Available data:

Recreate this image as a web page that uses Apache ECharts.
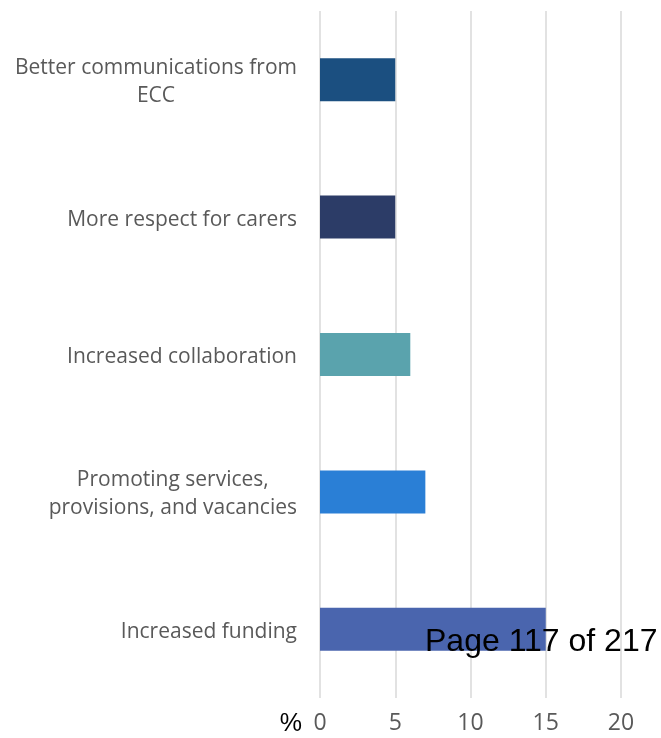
<!DOCTYPE html>
<html>
<head>
<meta charset="utf-8">
<script src="https://cdn.jsdelivr.net/npm/echarts@6/dist/echarts.min.js"></script>
<style>
  html, body { margin: 0; padding: 0; background: #fff; }
  #chart { width: 661px; height: 738px; }
</style>
</head>
<body>
<div id="chart"></div>
<script>
// Suggested improvements, share of responses (%)
const categories = [
  'Better communications from\nECC',
  'More respect for carers',
  'Increased collaboration',
  'Promoting services,\nprovisions, and vacancies',
  'Increased funding'
];
const values = [5, 5, 6, 7, 15];
const barColors = ['#1b4f80', '#2c3c67', '#5aa3ad', '#2a7fd6', '#4a65ae'];
const axisMin = 0;
const axisMax = 20;
const axisStep = 5;

const chart = echarts.init(document.getElementById('chart'), null, { renderer: 'canvas' });

chart.setOption({
  animation: false,
  backgroundColor: '#ffffff',
  grid: { left: 320, right: 40, top: 11, bottom: 40 },
  xAxis: {
    type: 'value',
    min: axisMin,
    max: axisMax,
    interval: axisStep,
    name: '%',
    nameLocation: 'start',
    nameGap: 18,
    nameTextStyle: {
      color: '#000000',
      fontFamily: 'Liberation Sans',
      fontSize: 25,
      verticalAlign: 'top',
      padding: [14, 0, 0, 0]
    },
    axisLine: { show: false },
    axisTick: { show: false },
    axisLabel: {
      color: '#595959',
      fontFamily: 'Open Sans',
      fontSize: 23,
      margin: 14
    },
    splitLine: { show: true, lineStyle: { color: '#d9d9d9', width: 1.5 } }
  },
  yAxis: {
    type: 'category',
    inverse: true,
    data: categories,
    axisLine: { show: false },
    axisTick: { show: false },
    axisLabel: {
      color: '#595959',
      fontFamily: 'Open Sans',
      fontSize: 21,
      lineHeight: 28,
      align: 'right',
      margin: 23,
      padding: [5, 0, 0, 0],
      // each line centred within the right-aligned label block
      formatter: (v) => v.split('\n').map((s) => '{c|' + s + '}').join('\n'),
      rich: {
        c: {
          align: 'center',
          color: '#595959',
          fontFamily: 'Open Sans',
          fontSize: 21,
          lineHeight: 28
        }
      }
    }
  },
  series: [{
    type: 'bar',
    barWidth: 43,
    data: values.map((v, i) => ({ value: v, itemStyle: { color: barColors[i] } }))
  }],
  graphic: [{
    type: 'text',
    left: 425,
    top: 626,
    z: 100,
    style: {
      text: 'Page 117 of 217',
      fill: '#000000',
      font: '32px "Liberation Sans", Arial, sans-serif'
    }
  }]
});
</script>
</body>
</html>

Exercise requirements: All of the material above should be reproduced exactly, except the pictures.

The result:
Recreate this image as a web page that uses Apache ECharts.
<!DOCTYPE html>
<html>
<head>
<meta charset="utf-8">
<script src="https://cdn.jsdelivr.net/npm/echarts@6/dist/echarts.min.js"></script>
<style>
  html, body { margin: 0; padding: 0; background: #fff; }
  #chart { width: 661px; height: 738px; }
</style>
</head>
<body>
<div id="chart"></div>
<script>
// Suggested improvements, share of responses (%)
const categories = [
  'Better communications from\nECC',
  'More respect for carers',
  'Increased collaboration',
  'Promoting services,\nprovisions, and vacancies',
  'Increased funding'
];
const values = [5, 5, 6, 7, 15];
const barColors = ['#1b4f80', '#2c3c67', '#5aa3ad', '#2a7fd6', '#4a65ae'];
const axisMin = 0;
const axisMax = 20;
const axisStep = 5;

const chart = echarts.init(document.getElementById('chart'), null, { renderer: 'canvas' });

chart.setOption({
  animation: false,
  backgroundColor: '#ffffff',
  grid: { left: 320, right: 40, top: 11, bottom: 40 },
  xAxis: {
    type: 'value',
    min: axisMin,
    max: axisMax,
    interval: axisStep,
    name: '%',
    nameLocation: 'start',
    nameGap: 18,
    nameTextStyle: {
      color: '#000000',
      fontFamily: 'Liberation Sans',
      fontSize: 25,
      verticalAlign: 'top',
      padding: [14, 0, 0, 0]
    },
    axisLine: { show: false },
    axisTick: { show: false },
    axisLabel: {
      color: '#595959',
      fontFamily: 'Open Sans',
      fontSize: 23,
      margin: 14
    },
    splitLine: { show: true, lineStyle: { color: '#d9d9d9', width: 1.5 } }
  },
  yAxis: {
    type: 'category',
    inverse: true,
    data: categories,
    axisLine: { show: false },
    axisTick: { show: false },
    axisLabel: {
      color: '#595959',
      fontFamily: 'Open Sans',
      fontSize: 21,
      lineHeight: 28,
      align: 'right',
      margin: 23,
      padding: [5, 0, 0, 0],
      // each line centred within the right-aligned label block
      formatter: (v) => v.split('\n').map((s) => '{c|' + s + '}').join('\n'),
      rich: {
        c: {
          align: 'center',
          color: '#595959',
          fontFamily: 'Open Sans',
          fontSize: 21,
          lineHeight: 28
        }
      }
    }
  },
  series: [{
    type: 'bar',
    barWidth: 43,
    data: values.map((v, i) => ({ value: v, itemStyle: { color: barColors[i] } }))
  }],
  graphic: [{
    type: 'text',
    left: 425,
    top: 626,
    z: 100,
    style: {
      text: 'Page 117 of 217',
      fill: '#000000',
      font: '32px "Liberation Sans", Arial, sans-serif'
    }
  }]
});
</script>
</body>
</html>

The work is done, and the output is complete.